Laiki bank will be closed and all insured deposits passed on to the restructured Bank of Cyprus. All other creditors of Laiki will find themselves owning part of a ‘bad’ bank.Not very much but they can always hope. Bank of Cyprus will be recapitalized by a conversion of debt to equity for creditors apart from insured depositors. In other words, a huge haircut for everyone else, the size as yet to be determined. Bank of Cyprus will accept liability for the 9 billion euros of emergency liquidity provided by the ECB to Laiki (a big bargaining chip for the Cypriot president). However, at least the bank of Cyprus is still in business, albeit in much reduced circumstances. Nevertheless, it may still be a while before it opens for business. A first for eurozone bail-outs(ins) is that senior creditors are not immune. The troika will now advance 10 billion to Cyprus and Cyprus is still in the eurozone (lucky Cyprus). Membership can still be classified as ‘irrevocable’.
The problem is that this is unlikely to be the end of drama. The damage to the Cyprus economy of the last week is incalculable and any estimate of economic growth built into the sustainable debt path calculated by the IMF is almost certainly over-optimistic. Cyprus is likely to need another bail-out. The structural impact of the destruction of the offshore banking model is large and there is no way it can be offset by any other sector in the foreseeable future. Consumer and business confidence has been shattered in Cyprus and the very real impact of redundancies and other austerity measures to come will depress it further. The Greek-Cypriot middle class is in severely reduced circumstances. After the shock and denial will come anger.
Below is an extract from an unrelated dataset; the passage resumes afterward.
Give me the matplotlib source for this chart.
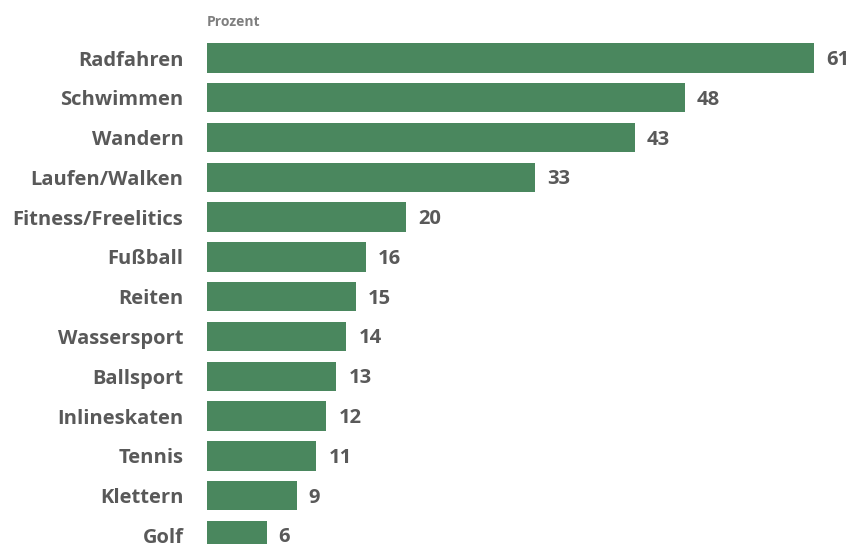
import numpy as np
import matplotlib.pyplot as plt

categories = ["Radfahren", "Schwimmen", "Wandern", "Laufen/Walken", "Fitness/Freelitics",
              "Fußball", "Reiten", "Wassersport", "Ballsport", "Inlineskaten",
              "Tennis", "Klettern", "Golf"]
values = [61, 48, 43, 33, 20, 16, 15, 14, 13, 12, 11, 9, 6]

bar_color = "#4a875e"
text_color = "#595959"
plt.rcParams['font.family'] = ['Open Sans', 'DejaVu Sans']

W, H = 851, 544
fig = plt.figure(figsize=(W / 100, H / 100), dpi=100, facecolor='white')

# axes placed in pixel terms: bars start at x=207, 61 ends at x=814
step = 39.78
first_center = 58
ax = fig.add_axes([207 / W, 0, (814 - 207) / W, 1])
ax.set_xlim(0, 61)
ax.set_ylim((H - first_center) / step, -first_center / step)

y = np.arange(len(categories))
ax.barh(y, values, height=0.74, color=bar_color)

for yi, v in zip(y, values):
    ax.text(v + 1.2, yi + 0.05, str(v), va='center', ha='left', fontsize=14.5,
            fontweight='bold', color=text_color, clip_on=False)

ax.set_yticks(y)
ax.set_yticklabels(categories, fontsize=14.5, fontweight='bold', color=text_color)
ax.tick_params(axis='y', length=0, pad=17)
ax.set_xticks([])
for s in ax.spines.values():
    s.set_visible(False)

fig.text(207 / W, 1 - 22 / H, "Prozent", fontsize=10, fontweight='bold',
         color="#7f7f7f", va='center', ha='left')

fig.savefig("out.png", dpi=100)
The gas reserves often come up in hopeful discussions. However, even on the most optimistic scenarios any benefit is some way off and the size of the benefit is indeterminate. Most important the development of these reserves runs into the insoluble Cyprus problem. Nice to know that there may be light at the end of the tunnel but the light is not yet visible. Meanwhile bills have to be paid and more debt may be the only way to pay.
The deal struck last night has kept Cyprus in the eurozone but has this done the people any favours?